▸ Task directions:
Write out, word for word, the stretch of lines beginning at the one with "Write a Python" and ending at the one with "import plotly.graph_objects as go", omitting the images.

(Charts and diagrams as code)
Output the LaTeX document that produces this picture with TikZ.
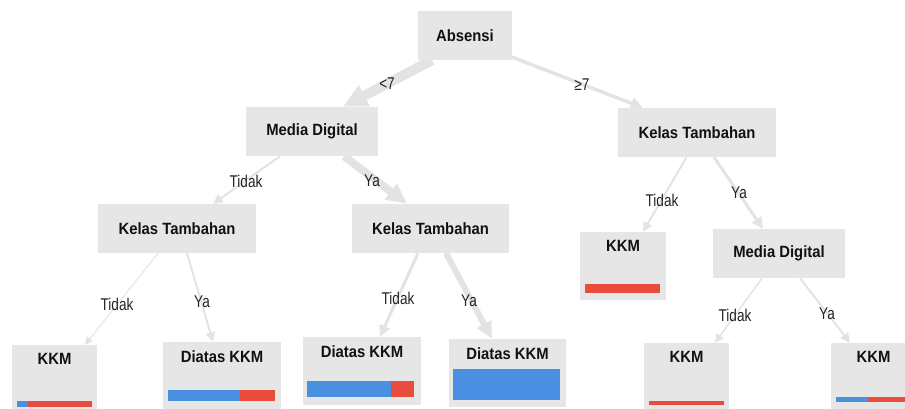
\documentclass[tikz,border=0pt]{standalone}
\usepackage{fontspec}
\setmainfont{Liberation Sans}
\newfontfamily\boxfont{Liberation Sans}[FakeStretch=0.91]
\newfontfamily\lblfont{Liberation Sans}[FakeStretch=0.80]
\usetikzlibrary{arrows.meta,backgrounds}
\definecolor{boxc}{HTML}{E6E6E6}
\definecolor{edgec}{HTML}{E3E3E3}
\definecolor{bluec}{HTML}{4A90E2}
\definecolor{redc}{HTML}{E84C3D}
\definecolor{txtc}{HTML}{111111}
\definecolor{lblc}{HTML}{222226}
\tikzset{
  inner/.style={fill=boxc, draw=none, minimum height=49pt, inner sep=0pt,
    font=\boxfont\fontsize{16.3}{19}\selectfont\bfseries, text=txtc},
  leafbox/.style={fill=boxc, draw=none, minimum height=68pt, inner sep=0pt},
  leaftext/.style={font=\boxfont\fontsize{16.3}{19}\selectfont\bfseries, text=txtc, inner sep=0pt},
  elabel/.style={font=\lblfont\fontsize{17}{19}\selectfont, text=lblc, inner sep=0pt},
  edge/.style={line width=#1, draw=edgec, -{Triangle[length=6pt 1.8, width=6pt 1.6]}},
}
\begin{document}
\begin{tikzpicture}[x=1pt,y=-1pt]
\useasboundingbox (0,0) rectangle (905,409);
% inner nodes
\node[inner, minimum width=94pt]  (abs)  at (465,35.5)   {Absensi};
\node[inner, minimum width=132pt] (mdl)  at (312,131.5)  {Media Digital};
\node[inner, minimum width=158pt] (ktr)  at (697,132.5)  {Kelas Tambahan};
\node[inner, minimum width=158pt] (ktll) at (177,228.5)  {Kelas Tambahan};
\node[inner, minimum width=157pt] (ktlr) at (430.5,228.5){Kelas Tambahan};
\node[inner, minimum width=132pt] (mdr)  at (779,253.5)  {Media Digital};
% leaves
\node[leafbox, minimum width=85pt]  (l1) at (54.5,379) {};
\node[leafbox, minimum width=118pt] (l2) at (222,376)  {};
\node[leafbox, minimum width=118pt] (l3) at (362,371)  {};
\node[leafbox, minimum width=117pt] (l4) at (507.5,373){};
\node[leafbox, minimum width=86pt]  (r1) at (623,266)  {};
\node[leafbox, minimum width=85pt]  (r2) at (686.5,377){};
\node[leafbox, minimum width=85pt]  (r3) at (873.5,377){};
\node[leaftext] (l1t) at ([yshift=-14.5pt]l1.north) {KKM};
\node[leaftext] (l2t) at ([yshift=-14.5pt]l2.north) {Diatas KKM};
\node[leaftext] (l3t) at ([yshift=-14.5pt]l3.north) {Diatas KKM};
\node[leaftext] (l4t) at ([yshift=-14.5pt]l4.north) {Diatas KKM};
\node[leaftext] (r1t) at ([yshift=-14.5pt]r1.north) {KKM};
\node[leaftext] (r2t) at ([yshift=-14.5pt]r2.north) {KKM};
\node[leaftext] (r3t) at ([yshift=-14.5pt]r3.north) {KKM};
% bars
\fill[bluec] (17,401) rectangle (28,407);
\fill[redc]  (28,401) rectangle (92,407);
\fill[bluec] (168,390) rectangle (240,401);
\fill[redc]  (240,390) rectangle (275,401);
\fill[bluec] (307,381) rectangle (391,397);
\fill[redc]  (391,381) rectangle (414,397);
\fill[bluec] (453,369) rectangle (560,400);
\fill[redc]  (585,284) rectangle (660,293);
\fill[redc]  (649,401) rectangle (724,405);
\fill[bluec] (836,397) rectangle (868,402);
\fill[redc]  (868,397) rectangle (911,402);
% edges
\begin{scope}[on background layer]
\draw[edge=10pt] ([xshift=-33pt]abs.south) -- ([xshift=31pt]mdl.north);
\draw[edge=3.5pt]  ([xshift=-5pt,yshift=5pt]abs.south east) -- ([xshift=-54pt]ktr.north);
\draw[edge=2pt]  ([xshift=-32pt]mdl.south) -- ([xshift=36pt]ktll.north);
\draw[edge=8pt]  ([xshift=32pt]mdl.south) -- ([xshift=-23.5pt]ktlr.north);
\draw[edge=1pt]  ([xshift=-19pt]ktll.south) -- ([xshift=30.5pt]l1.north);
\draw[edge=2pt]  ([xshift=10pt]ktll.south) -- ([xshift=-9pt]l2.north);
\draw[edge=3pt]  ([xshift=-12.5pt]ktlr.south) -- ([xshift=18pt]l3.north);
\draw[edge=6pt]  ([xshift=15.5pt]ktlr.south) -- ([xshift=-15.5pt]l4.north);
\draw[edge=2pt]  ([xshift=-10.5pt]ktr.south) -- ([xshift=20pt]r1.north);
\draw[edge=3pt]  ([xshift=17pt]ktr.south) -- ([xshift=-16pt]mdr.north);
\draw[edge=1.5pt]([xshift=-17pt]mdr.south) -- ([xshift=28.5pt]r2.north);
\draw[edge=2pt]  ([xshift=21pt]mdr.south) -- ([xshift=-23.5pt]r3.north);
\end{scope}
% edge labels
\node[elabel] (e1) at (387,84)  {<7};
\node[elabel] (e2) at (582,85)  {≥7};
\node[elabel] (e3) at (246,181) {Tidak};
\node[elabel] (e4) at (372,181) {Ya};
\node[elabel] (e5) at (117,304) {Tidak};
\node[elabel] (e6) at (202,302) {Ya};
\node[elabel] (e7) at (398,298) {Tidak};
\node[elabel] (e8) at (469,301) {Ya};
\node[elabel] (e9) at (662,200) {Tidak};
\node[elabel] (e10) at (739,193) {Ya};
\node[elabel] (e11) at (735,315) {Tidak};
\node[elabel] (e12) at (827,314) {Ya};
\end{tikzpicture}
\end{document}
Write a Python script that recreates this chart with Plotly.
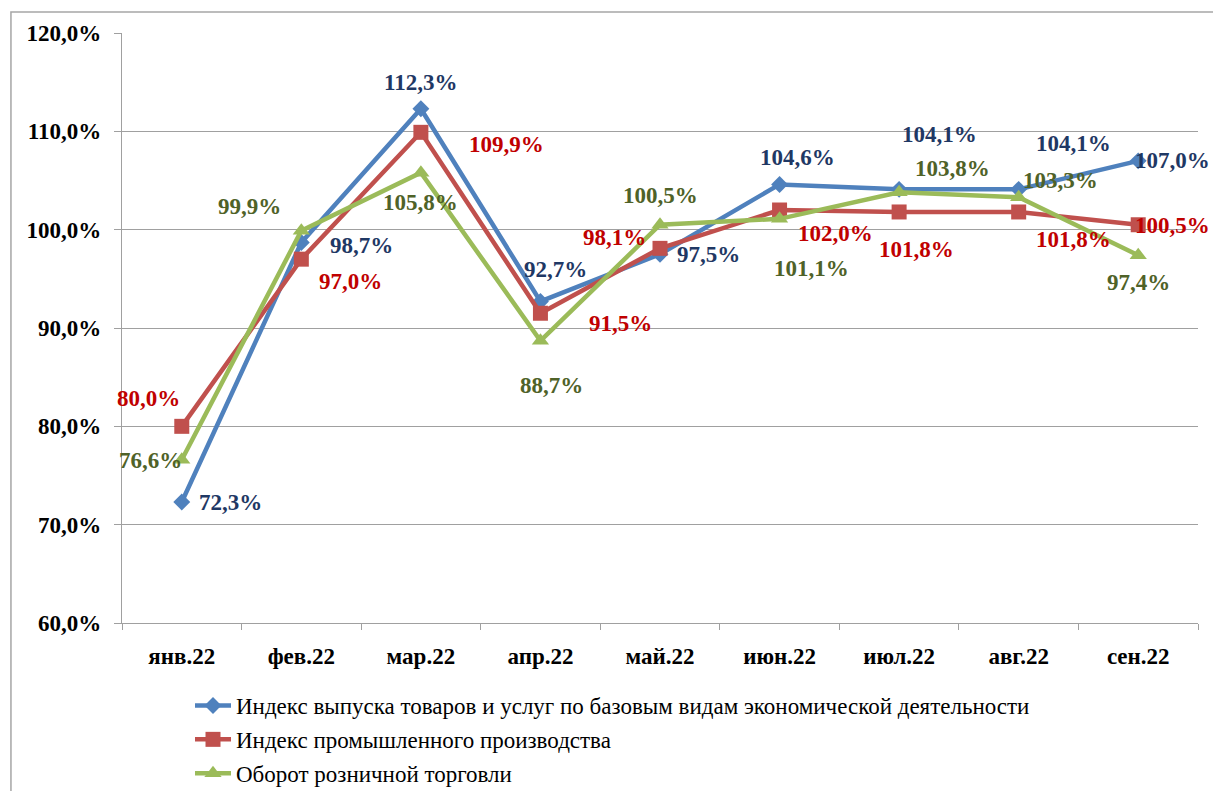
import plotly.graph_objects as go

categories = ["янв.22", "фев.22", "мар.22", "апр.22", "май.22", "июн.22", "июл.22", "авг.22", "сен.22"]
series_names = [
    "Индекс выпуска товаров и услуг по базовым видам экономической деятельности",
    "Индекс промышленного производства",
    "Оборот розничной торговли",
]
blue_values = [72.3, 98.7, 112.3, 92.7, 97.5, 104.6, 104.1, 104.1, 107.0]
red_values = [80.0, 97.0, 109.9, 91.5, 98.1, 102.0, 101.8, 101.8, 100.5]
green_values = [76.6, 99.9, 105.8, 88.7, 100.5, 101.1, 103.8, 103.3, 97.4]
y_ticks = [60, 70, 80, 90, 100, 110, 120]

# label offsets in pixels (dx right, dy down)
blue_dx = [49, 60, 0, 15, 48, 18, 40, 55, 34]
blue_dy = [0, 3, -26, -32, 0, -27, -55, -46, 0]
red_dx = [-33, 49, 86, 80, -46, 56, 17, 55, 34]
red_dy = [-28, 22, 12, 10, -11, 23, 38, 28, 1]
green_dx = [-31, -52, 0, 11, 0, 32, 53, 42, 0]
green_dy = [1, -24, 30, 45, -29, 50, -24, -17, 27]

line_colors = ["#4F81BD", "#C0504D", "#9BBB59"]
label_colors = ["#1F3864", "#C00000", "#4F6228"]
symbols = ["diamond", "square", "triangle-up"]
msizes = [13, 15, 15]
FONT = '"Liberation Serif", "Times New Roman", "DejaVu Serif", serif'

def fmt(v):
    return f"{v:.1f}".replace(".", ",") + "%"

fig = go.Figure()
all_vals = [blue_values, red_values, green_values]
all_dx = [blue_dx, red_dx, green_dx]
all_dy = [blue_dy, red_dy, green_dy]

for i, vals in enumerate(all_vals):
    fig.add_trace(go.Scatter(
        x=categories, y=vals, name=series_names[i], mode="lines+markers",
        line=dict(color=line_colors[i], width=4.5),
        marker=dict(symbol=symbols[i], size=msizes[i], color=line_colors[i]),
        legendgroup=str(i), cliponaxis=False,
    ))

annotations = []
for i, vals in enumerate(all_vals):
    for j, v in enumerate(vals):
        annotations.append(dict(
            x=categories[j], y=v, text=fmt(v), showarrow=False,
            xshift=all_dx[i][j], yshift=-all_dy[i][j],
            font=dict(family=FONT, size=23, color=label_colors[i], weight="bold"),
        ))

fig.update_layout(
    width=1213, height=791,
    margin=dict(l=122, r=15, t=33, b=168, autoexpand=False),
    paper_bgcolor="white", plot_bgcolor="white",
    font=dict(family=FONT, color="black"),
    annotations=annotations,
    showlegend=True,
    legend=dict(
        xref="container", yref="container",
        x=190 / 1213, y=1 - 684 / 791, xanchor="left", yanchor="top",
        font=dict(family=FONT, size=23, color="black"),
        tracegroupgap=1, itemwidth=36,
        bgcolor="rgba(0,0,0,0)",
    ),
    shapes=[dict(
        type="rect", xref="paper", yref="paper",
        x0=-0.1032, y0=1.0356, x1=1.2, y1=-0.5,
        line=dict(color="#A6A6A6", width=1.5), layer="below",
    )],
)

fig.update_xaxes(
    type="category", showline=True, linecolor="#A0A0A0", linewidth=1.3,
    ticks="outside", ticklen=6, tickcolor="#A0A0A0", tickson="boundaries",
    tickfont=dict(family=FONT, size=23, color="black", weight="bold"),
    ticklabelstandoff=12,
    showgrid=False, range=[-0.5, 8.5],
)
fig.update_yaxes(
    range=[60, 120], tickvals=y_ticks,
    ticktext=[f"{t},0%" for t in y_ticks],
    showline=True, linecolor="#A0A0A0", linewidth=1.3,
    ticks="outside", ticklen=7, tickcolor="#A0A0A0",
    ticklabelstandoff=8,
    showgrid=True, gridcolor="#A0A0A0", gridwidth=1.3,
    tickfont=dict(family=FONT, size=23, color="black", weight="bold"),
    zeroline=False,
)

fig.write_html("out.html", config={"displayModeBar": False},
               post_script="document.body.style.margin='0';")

▸ Exercise response:
Write a Python script that recreates this chart with Plotly.
import plotly.graph_objects as go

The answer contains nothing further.